New York City and New York State Legal Documents from the 18th and 19th Centuries

An often overlooked resource for early American family research are court records. One manuscript collection of note is “New York City and New York State Legal Documents from the 18th and 19th Centuries.”

This collection was originally acquired by the NYG&B, and is now easily accessible at the New York Public Library. The collection - comprised of court and legal records ranging from 1775 to 1835 - includes promissory notes, dockets of cases, bail bonds, warrants for arrest, some wills, and other family information.

Most of the documents originated in the New York City Mayor’s Court (also known as the Court of Common Pleas) and the New York Supreme Court of Judicature.

 

The New York City Mayor's Court

The New York City Mayor’s Court was established in 1664.1 Originally presided over by the mayor, that power eventually fell to the recorder (a high-ranking magistrate of the court2), and later to justices as we know them in the contemporary sense.

It was not customary during the colonial period for judges to hail from the legal profession. Instead, members of the merchant class often became judges. The position of recorder, though, usually went to someone with a legal background.

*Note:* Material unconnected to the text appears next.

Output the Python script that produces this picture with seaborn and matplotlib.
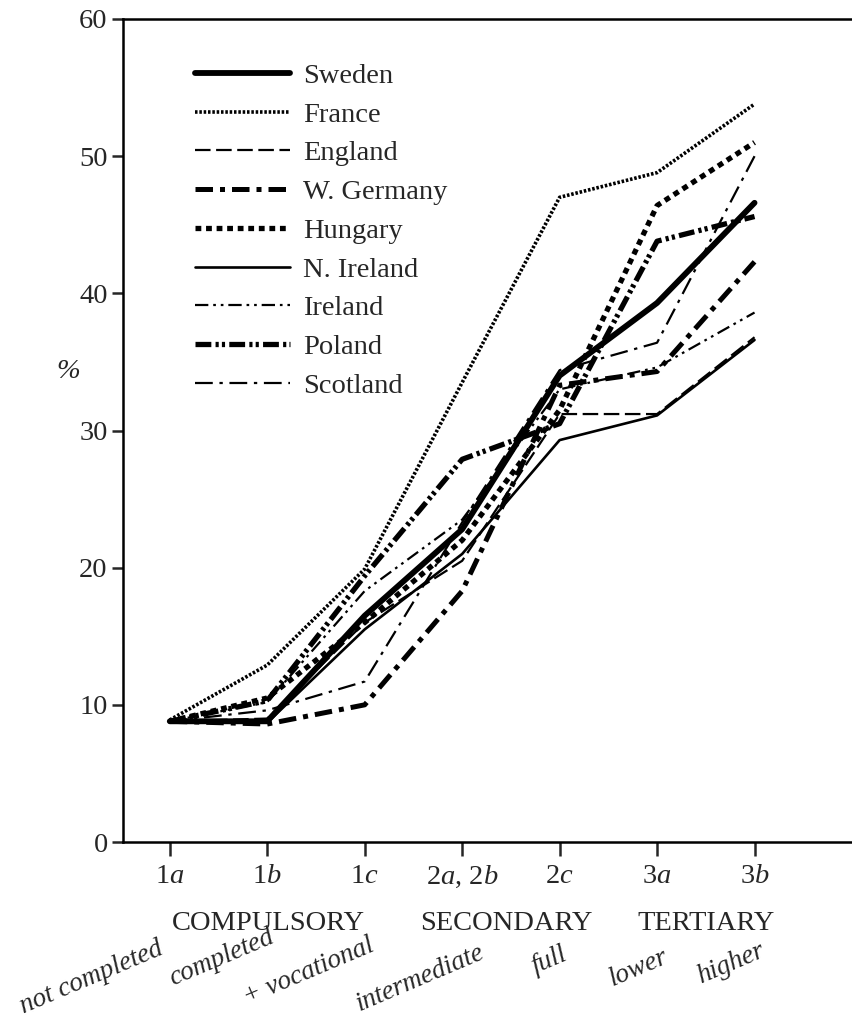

The New York City Mayor’s Court was New York City’s version of a lower level, or “town,” court. According to “Duely & Constantly Kept,” published by the New York State Court of Appeals and the New York State Archives and Records Administration, “Each justice was empowered to preside alone over a civil court, which tried personal actions involving demands for $50 or less. . . . Civil actions involving slander, assault and battery, or recovery of real or personal property could not be brought in this court, no matter what the amount of damages claimed.”3

 

The New York Supreme Court of Judicature

The New York State Supreme Court of Judicature was established by the New York Assembly in 1691. This court exercised original jurisdiction over major criminal cases, civil actions where the amount demanded was more than twenty pounds, and all actions concerning title to real property.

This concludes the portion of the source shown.